The Impact of Cholesterol on Your Heart Health
Many people hear the word “cholesterol” and automatically have a negative reaction. However, cholesterol is not all bad. There are good and bad types, and having too much or not enough of each is what can become dangerous and put your body at risk for coronary heart disease, stroke, or heart attack.
Cholesterol is made in the liver and helps your body build new cells, insulate nerves, and make hormones. We also get cholesterol from foods like milk, meat, and eggs. When your blood has too much cholesterol, it builds up in the walls of your arteries and causes them to narrow, which slows down blood flow to the heart. This is what leads to heart disease, and if the arteries become completely blocked, it can cause a heart attack.

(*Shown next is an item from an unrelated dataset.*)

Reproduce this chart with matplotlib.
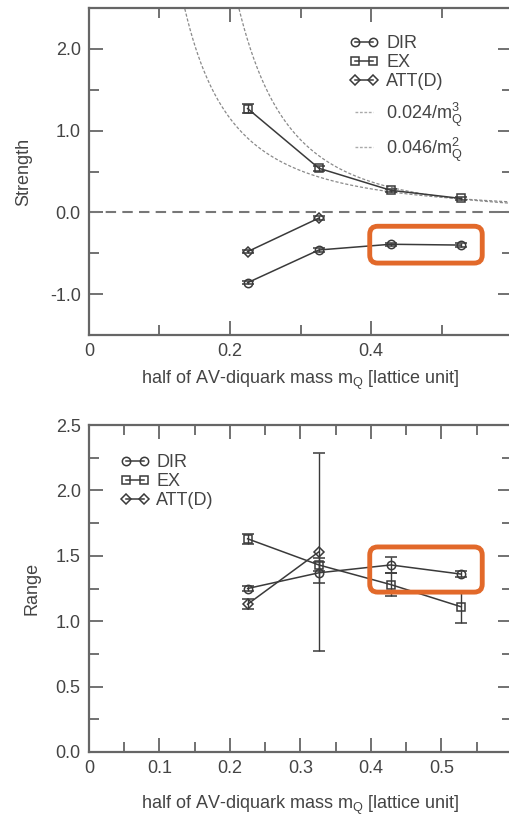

Unfortunately there are no noticeable symptoms of high cholesterol, so many people do not even realize their levels are too high. When you have your annual check-up, it is important to have your doctor evaluate your numbers so you can find out where you stand. Even if you already have heart disease, you can lower your cholesterol levels to reduce the chance of heart attack.
Your cholesterol levels are impacted by a variety of factors, including:
- Diet: saturated fat and trans fat increase your cholesterol levels
- Weight: being overweight can increase your cholesterol
- Exercise: regular physical activity can lower the level of bad cholesterol and increase the level of good cholesterol in your body
- Age and gender: cholesterol rises as we get older, especially for women
- Heredity: high blood cholesterol can run in the family
- Medical conditions: issues like hypothyroidism, liver disease, and kidney disease can elevate your cholesterol
- Medications: steroids and progestins can increase the bad cholesterol in your body
If you are looking to reduce your risk for heart disease:
- Control other risk factors like smoking and high blood pressure
- Follow a diet that is low in saturated fat and cholesterol
- Keep a stable, desirable weight
- Exercise regularly
- Begin medication if advised by your doctor
Remember that while not all cholesterol is bad, it can have a negative impact on your heart health if you are not aware of your numbers. Speak with your doctor today to find out more about the risks and to determine your cholesterol levels.